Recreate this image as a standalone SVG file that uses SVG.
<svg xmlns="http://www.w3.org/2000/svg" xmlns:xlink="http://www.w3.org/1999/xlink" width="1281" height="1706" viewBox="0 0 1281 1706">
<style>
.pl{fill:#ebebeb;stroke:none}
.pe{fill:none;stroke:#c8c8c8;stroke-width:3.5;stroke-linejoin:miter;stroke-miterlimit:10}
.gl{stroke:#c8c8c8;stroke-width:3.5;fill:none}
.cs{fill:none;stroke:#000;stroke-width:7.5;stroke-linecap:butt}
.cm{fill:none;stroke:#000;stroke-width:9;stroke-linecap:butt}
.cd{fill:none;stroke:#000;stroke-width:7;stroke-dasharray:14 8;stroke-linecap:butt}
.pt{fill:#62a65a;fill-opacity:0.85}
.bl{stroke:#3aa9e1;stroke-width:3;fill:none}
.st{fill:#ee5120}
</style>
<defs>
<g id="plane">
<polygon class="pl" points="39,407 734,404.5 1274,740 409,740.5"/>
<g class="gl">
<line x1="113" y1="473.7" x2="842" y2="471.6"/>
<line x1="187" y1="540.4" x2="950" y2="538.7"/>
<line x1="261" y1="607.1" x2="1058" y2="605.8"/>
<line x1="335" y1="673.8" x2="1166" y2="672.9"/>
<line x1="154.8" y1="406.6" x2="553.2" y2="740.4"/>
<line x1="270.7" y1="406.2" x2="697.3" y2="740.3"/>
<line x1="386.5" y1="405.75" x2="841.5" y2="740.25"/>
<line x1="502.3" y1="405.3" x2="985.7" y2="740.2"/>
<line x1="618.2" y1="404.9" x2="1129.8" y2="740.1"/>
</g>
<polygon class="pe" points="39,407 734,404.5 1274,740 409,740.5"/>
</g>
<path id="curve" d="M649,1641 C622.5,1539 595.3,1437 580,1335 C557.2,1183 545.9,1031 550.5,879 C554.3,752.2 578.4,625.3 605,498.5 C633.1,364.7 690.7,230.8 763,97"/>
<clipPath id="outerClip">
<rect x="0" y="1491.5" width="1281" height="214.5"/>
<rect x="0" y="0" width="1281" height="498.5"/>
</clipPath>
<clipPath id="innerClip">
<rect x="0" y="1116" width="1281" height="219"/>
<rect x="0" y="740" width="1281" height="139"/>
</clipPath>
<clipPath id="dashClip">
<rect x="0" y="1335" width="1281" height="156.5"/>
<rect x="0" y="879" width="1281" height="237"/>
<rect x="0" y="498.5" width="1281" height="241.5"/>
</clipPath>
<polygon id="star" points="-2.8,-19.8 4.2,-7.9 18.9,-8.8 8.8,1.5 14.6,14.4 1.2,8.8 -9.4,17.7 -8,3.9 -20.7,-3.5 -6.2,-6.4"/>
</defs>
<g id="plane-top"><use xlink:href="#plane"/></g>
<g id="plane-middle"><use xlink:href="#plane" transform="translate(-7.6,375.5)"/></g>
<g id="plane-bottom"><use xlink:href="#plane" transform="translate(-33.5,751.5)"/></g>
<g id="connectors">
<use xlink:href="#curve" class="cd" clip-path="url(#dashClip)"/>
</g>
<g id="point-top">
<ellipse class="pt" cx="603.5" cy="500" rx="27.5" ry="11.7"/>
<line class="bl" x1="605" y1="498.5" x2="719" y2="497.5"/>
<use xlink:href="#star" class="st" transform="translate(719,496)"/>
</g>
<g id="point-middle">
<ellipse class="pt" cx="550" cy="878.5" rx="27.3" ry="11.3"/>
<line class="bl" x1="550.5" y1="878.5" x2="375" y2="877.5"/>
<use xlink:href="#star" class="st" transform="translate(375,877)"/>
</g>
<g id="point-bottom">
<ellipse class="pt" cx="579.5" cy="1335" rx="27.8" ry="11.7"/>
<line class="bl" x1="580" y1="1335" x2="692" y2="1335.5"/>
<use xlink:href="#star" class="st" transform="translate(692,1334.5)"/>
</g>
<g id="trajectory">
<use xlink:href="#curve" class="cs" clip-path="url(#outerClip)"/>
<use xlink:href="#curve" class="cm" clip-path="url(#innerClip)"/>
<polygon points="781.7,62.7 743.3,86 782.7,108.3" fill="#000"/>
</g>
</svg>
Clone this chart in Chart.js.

• • • • •

Write out the full listing exactly as given.

Recreate this image as a standalone SVG file that uses SVG.
<svg xmlns="http://www.w3.org/2000/svg" xmlns:xlink="http://www.w3.org/1999/xlink" width="1281" height="1706" viewBox="0 0 1281 1706">
<style>
.pl{fill:#ebebeb;stroke:none}
.pe{fill:none;stroke:#c8c8c8;stroke-width:3.5;stroke-linejoin:miter;stroke-miterlimit:10}
.gl{stroke:#c8c8c8;stroke-width:3.5;fill:none}
.cs{fill:none;stroke:#000;stroke-width:7.5;stroke-linecap:butt}
.cm{fill:none;stroke:#000;stroke-width:9;stroke-linecap:butt}
.cd{fill:none;stroke:#000;stroke-width:7;stroke-dasharray:14 8;stroke-linecap:butt}
.pt{fill:#62a65a;fill-opacity:0.85}
.bl{stroke:#3aa9e1;stroke-width:3;fill:none}
.st{fill:#ee5120}
</style>
<defs>
<g id="plane">
<polygon class="pl" points="39,407 734,404.5 1274,740 409,740.5"/>
<g class="gl">
<line x1="113" y1="473.7" x2="842" y2="471.6"/>
<line x1="187" y1="540.4" x2="950" y2="538.7"/>
<line x1="261" y1="607.1" x2="1058" y2="605.8"/>
<line x1="335" y1="673.8" x2="1166" y2="672.9"/>
<line x1="154.8" y1="406.6" x2="553.2" y2="740.4"/>
<line x1="270.7" y1="406.2" x2="697.3" y2="740.3"/>
<line x1="386.5" y1="405.75" x2="841.5" y2="740.25"/>
<line x1="502.3" y1="405.3" x2="985.7" y2="740.2"/>
<line x1="618.2" y1="404.9" x2="1129.8" y2="740.1"/>
</g>
<polygon class="pe" points="39,407 734,404.5 1274,740 409,740.5"/>
</g>
<path id="curve" d="M649,1641 C622.5,1539 595.3,1437 580,1335 C557.2,1183 545.9,1031 550.5,879 C554.3,752.2 578.4,625.3 605,498.5 C633.1,364.7 690.7,230.8 763,97"/>
<clipPath id="outerClip">
<rect x="0" y="1491.5" width="1281" height="214.5"/>
<rect x="0" y="0" width="1281" height="498.5"/>
</clipPath>
<clipPath id="innerClip">
<rect x="0" y="1116" width="1281" height="219"/>
<rect x="0" y="740" width="1281" height="139"/>
</clipPath>
<clipPath id="dashClip">
<rect x="0" y="1335" width="1281" height="156.5"/>
<rect x="0" y="879" width="1281" height="237"/>
<rect x="0" y="498.5" width="1281" height="241.5"/>
</clipPath>
<polygon id="star" points="-2.8,-19.8 4.2,-7.9 18.9,-8.8 8.8,1.5 14.6,14.4 1.2,8.8 -9.4,17.7 -8,3.9 -20.7,-3.5 -6.2,-6.4"/>
</defs>
<g id="plane-top"><use xlink:href="#plane"/></g>
<g id="plane-middle"><use xlink:href="#plane" transform="translate(-7.6,375.5)"/></g>
<g id="plane-bottom"><use xlink:href="#plane" transform="translate(-33.5,751.5)"/></g>
<g id="connectors">
<use xlink:href="#curve" class="cd" clip-path="url(#dashClip)"/>
</g>
<g id="point-top">
<ellipse class="pt" cx="603.5" cy="500" rx="27.5" ry="11.7"/>
<line class="bl" x1="605" y1="498.5" x2="719" y2="497.5"/>
<use xlink:href="#star" class="st" transform="translate(719,496)"/>
</g>
<g id="point-middle">
<ellipse class="pt" cx="550" cy="878.5" rx="27.3" ry="11.3"/>
<line class="bl" x1="550.5" y1="878.5" x2="375" y2="877.5"/>
<use xlink:href="#star" class="st" transform="translate(375,877)"/>
</g>
<g id="point-bottom">
<ellipse class="pt" cx="579.5" cy="1335" rx="27.8" ry="11.7"/>
<line class="bl" x1="580" y1="1335" x2="692" y2="1335.5"/>
<use xlink:href="#star" class="st" transform="translate(692,1334.5)"/>
</g>
<g id="trajectory">
<use xlink:href="#curve" class="cs" clip-path="url(#outerClip)"/>
<use xlink:href="#curve" class="cm" clip-path="url(#innerClip)"/>
<polygon points="781.7,62.7 743.3,86 782.7,108.3" fill="#000"/>
</g>
</svg>
Clone this chart in Chart.js.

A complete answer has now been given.